• Written task: Make a verbatim copy of the entries below; pictures stay out.

• Dataset extract:
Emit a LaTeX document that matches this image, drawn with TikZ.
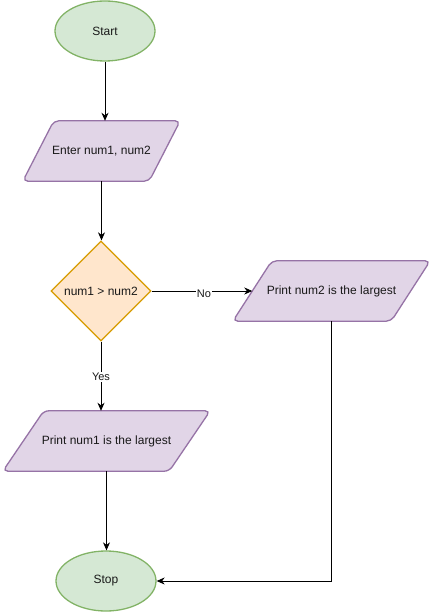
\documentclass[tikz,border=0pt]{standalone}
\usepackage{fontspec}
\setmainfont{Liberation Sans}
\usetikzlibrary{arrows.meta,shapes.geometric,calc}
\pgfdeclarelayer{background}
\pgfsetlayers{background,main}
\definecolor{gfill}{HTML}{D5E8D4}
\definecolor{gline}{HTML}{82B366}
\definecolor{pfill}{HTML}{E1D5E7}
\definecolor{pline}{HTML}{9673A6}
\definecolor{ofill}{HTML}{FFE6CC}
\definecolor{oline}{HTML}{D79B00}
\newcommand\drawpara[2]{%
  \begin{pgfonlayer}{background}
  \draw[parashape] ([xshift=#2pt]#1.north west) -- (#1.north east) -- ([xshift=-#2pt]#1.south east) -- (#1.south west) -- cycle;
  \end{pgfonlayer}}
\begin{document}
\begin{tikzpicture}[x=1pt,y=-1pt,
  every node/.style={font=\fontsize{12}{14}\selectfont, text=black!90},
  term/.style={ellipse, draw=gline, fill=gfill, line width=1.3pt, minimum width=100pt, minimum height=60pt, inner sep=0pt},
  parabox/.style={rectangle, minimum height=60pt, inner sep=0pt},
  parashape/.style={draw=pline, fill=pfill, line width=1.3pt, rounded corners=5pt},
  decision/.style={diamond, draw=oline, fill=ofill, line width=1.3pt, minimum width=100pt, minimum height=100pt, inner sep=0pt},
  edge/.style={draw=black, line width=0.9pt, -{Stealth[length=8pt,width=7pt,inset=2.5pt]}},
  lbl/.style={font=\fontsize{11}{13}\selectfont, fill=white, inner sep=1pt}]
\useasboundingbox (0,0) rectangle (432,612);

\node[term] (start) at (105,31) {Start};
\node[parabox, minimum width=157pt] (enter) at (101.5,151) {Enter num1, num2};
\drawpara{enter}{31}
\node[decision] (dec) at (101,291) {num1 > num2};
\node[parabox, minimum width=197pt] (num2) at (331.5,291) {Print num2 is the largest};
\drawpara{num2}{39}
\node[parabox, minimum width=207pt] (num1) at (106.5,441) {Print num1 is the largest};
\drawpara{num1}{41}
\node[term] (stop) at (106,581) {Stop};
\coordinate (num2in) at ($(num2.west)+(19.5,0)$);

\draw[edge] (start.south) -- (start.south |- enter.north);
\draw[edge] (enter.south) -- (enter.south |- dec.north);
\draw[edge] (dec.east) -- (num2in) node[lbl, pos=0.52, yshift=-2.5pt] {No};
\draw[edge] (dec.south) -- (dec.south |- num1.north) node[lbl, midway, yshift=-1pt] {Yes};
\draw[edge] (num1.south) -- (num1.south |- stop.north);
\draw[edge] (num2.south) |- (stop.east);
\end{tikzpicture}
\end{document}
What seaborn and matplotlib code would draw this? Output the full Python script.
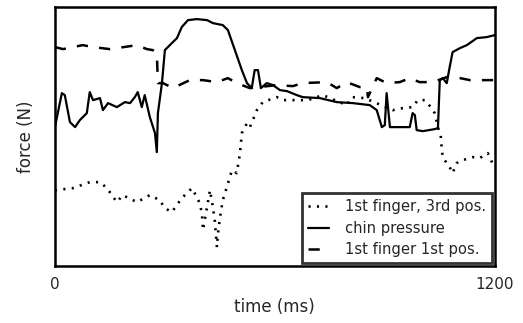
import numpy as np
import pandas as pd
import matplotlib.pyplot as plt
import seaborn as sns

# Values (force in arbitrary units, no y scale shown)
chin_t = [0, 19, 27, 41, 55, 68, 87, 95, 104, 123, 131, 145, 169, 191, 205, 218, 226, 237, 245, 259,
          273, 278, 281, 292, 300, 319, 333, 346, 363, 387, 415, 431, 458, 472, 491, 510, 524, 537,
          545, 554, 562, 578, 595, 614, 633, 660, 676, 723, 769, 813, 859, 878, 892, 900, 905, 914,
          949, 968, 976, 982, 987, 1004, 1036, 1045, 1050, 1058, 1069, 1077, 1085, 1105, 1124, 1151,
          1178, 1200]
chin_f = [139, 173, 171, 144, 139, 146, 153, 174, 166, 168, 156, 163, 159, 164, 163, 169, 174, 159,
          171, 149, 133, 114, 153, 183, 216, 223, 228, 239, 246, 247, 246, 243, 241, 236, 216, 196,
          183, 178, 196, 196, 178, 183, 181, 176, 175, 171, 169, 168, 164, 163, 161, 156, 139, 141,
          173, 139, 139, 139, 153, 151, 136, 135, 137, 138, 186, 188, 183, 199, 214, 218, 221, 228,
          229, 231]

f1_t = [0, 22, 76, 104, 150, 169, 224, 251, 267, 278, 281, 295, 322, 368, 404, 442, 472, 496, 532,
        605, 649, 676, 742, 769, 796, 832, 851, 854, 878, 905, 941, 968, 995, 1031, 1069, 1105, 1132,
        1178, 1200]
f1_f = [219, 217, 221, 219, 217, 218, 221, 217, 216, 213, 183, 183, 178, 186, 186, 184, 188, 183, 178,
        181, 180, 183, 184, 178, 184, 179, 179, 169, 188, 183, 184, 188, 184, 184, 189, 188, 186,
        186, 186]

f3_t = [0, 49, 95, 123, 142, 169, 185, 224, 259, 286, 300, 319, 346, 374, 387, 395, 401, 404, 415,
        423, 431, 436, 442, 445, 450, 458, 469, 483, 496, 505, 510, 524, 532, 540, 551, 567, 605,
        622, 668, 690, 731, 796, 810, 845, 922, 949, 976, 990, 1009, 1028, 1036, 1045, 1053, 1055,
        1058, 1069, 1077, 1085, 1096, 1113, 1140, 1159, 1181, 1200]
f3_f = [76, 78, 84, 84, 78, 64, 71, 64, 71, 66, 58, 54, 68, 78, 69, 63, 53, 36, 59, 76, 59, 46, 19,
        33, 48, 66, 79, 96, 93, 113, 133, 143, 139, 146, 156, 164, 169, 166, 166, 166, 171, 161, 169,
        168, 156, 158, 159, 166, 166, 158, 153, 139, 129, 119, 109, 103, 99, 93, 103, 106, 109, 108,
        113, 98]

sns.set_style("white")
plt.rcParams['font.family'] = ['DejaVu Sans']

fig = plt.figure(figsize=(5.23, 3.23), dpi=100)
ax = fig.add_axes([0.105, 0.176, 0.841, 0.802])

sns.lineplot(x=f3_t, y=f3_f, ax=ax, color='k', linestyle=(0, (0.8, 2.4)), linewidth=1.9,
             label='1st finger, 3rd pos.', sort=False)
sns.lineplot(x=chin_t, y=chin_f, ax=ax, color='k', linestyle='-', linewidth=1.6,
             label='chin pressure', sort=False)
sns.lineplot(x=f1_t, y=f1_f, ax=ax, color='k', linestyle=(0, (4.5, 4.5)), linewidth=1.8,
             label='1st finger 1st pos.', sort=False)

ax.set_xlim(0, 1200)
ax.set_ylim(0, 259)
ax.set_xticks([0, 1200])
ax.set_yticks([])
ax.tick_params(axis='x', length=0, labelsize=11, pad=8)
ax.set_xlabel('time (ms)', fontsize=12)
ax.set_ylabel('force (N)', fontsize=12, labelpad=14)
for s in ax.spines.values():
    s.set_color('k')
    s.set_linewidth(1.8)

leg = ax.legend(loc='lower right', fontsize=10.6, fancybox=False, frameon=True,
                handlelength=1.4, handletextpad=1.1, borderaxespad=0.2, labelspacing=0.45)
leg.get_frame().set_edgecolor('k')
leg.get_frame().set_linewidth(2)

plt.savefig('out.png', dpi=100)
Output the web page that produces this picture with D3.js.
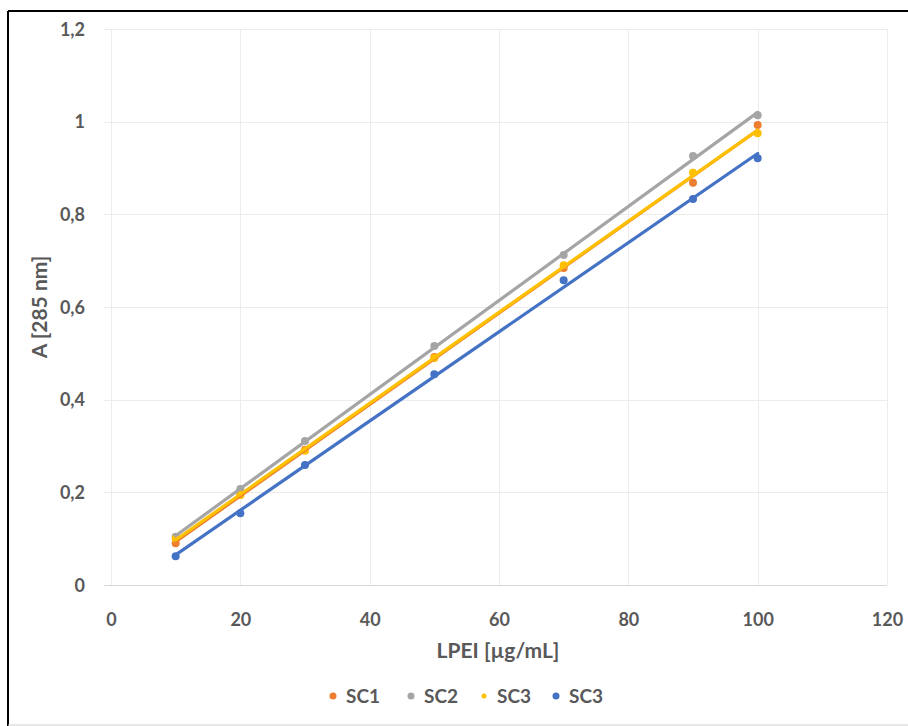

• Output below:
Emit a LaTeX document that matches this image, drawn with TikZ.
\documentclass[tikz,border=0pt]{standalone}
\usepackage{fontspec}
\setmainfont{Liberation Sans}
\usetikzlibrary{arrows.meta,shapes.geometric,calc}
\pgfdeclarelayer{background}
\pgfsetlayers{background,main}
\definecolor{gfill}{HTML}{D5E8D4}
\definecolor{gline}{HTML}{82B366}
\definecolor{pfill}{HTML}{E1D5E7}
\definecolor{pline}{HTML}{9673A6}
\definecolor{ofill}{HTML}{FFE6CC}
\definecolor{oline}{HTML}{D79B00}
\newcommand\drawpara[2]{%
  \begin{pgfonlayer}{background}
  \draw[parashape] ([xshift=#2pt]#1.north west) -- (#1.north east) -- ([xshift=-#2pt]#1.south east) -- (#1.south west) -- cycle;
  \end{pgfonlayer}}
\begin{document}
\begin{tikzpicture}[x=1pt,y=-1pt,
  every node/.style={font=\fontsize{12}{14}\selectfont, text=black!90},
  term/.style={ellipse, draw=gline, fill=gfill, line width=1.3pt, minimum width=100pt, minimum height=60pt, inner sep=0pt},
  parabox/.style={rectangle, minimum height=60pt, inner sep=0pt},
  parashape/.style={draw=pline, fill=pfill, line width=1.3pt, rounded corners=5pt},
  decision/.style={diamond, draw=oline, fill=ofill, line width=1.3pt, minimum width=100pt, minimum height=100pt, inner sep=0pt},
  edge/.style={draw=black, line width=0.9pt, -{Stealth[length=8pt,width=7pt,inset=2.5pt]}},
  lbl/.style={font=\fontsize{11}{13}\selectfont, fill=white, inner sep=1pt}]
\useasboundingbox (0,0) rectangle (432,612);

\node[term] (start) at (105,31) {Start};
\node[parabox, minimum width=157pt] (enter) at (101.5,151) {Enter num1, num2};
\drawpara{enter}{31}
\node[decision] (dec) at (101,291) {num1 > num2};
\node[parabox, minimum width=197pt] (num2) at (331.5,291) {Print num2 is the largest};
\drawpara{num2}{39}
\node[parabox, minimum width=207pt] (num1) at (106.5,441) {Print num1 is the largest};
\drawpara{num1}{41}
\node[term] (stop) at (106,581) {Stop};
\coordinate (num2in) at ($(num2.west)+(19.5,0)$);

\draw[edge] (start.south) -- (start.south |- enter.north);
\draw[edge] (enter.south) -- (enter.south |- dec.north);
\draw[edge] (dec.east) -- (num2in) node[lbl, pos=0.52, yshift=-2.5pt] {No};
\draw[edge] (dec.south) -- (dec.south |- num1.north) node[lbl, midway, yshift=-1pt] {Yes};
\draw[edge] (num1.south) -- (num1.south |- stop.north);
\draw[edge] (num2.south) |- (stop.east);
\end{tikzpicture}
\end{document}
What seaborn and matplotlib code would draw this? Output the full Python script.
import numpy as np
import pandas as pd
import matplotlib.pyplot as plt
import seaborn as sns

# Values (force in arbitrary units, no y scale shown)
chin_t = [0, 19, 27, 41, 55, 68, 87, 95, 104, 123, 131, 145, 169, 191, 205, 218, 226, 237, 245, 259,
          273, 278, 281, 292, 300, 319, 333, 346, 363, 387, 415, 431, 458, 472, 491, 510, 524, 537,
          545, 554, 562, 578, 595, 614, 633, 660, 676, 723, 769, 813, 859, 878, 892, 900, 905, 914,
          949, 968, 976, 982, 987, 1004, 1036, 1045, 1050, 1058, 1069, 1077, 1085, 1105, 1124, 1151,
          1178, 1200]
chin_f = [139, 173, 171, 144, 139, 146, 153, 174, 166, 168, 156, 163, 159, 164, 163, 169, 174, 159,
          171, 149, 133, 114, 153, 183, 216, 223, 228, 239, 246, 247, 246, 243, 241, 236, 216, 196,
          183, 178, 196, 196, 178, 183, 181, 176, 175, 171, 169, 168, 164, 163, 161, 156, 139, 141,
          173, 139, 139, 139, 153, 151, 136, 135, 137, 138, 186, 188, 183, 199, 214, 218, 221, 228,
          229, 231]

f1_t = [0, 22, 76, 104, 150, 169, 224, 251, 267, 278, 281, 295, 322, 368, 404, 442, 472, 496, 532,
        605, 649, 676, 742, 769, 796, 832, 851, 854, 878, 905, 941, 968, 995, 1031, 1069, 1105, 1132,
        1178, 1200]
f1_f = [219, 217, 221, 219, 217, 218, 221, 217, 216, 213, 183, 183, 178, 186, 186, 184, 188, 183, 178,
        181, 180, 183, 184, 178, 184, 179, 179, 169, 188, 183, 184, 188, 184, 184, 189, 188, 186,
        186, 186]

f3_t = [0, 49, 95, 123, 142, 169, 185, 224, 259, 286, 300, 319, 346, 374, 387, 395, 401, 404, 415,
        423, 431, 436, 442, 445, 450, 458, 469, 483, 496, 505, 510, 524, 532, 540, 551, 567, 605,
        622, 668, 690, 731, 796, 810, 845, 922, 949, 976, 990, 1009, 1028, 1036, 1045, 1053, 1055,
        1058, 1069, 1077, 1085, 1096, 1113, 1140, 1159, 1181, 1200]
f3_f = [76, 78, 84, 84, 78, 64, 71, 64, 71, 66, 58, 54, 68, 78, 69, 63, 53, 36, 59, 76, 59, 46, 19,
        33, 48, 66, 79, 96, 93, 113, 133, 143, 139, 146, 156, 164, 169, 166, 166, 166, 171, 161, 169,
        168, 156, 158, 159, 166, 166, 158, 153, 139, 129, 119, 109, 103, 99, 93, 103, 106, 109, 108,
        113, 98]

sns.set_style("white")
plt.rcParams['font.family'] = ['DejaVu Sans']

fig = plt.figure(figsize=(5.23, 3.23), dpi=100)
ax = fig.add_axes([0.105, 0.176, 0.841, 0.802])

sns.lineplot(x=f3_t, y=f3_f, ax=ax, color='k', linestyle=(0, (0.8, 2.4)), linewidth=1.9,
             label='1st finger, 3rd pos.', sort=False)
sns.lineplot(x=chin_t, y=chin_f, ax=ax, color='k', linestyle='-', linewidth=1.6,
             label='chin pressure', sort=False)
sns.lineplot(x=f1_t, y=f1_f, ax=ax, color='k', linestyle=(0, (4.5, 4.5)), linewidth=1.8,
             label='1st finger 1st pos.', sort=False)

ax.set_xlim(0, 1200)
ax.set_ylim(0, 259)
ax.set_xticks([0, 1200])
ax.set_yticks([])
ax.tick_params(axis='x', length=0, labelsize=11, pad=8)
ax.set_xlabel('time (ms)', fontsize=12)
ax.set_ylabel('force (N)', fontsize=12, labelpad=14)
for s in ax.spines.values():
    s.set_color('k')
    s.set_linewidth(1.8)

leg = ax.legend(loc='lower right', fontsize=10.6, fancybox=False, frameon=True,
                handlelength=1.4, handletextpad=1.1, borderaxespad=0.2, labelspacing=0.45)
leg.get_frame().set_edgecolor('k')
leg.get_frame().set_linewidth(2)

plt.savefig('out.png', dpi=100)
Output the web page that produces this picture with D3.js.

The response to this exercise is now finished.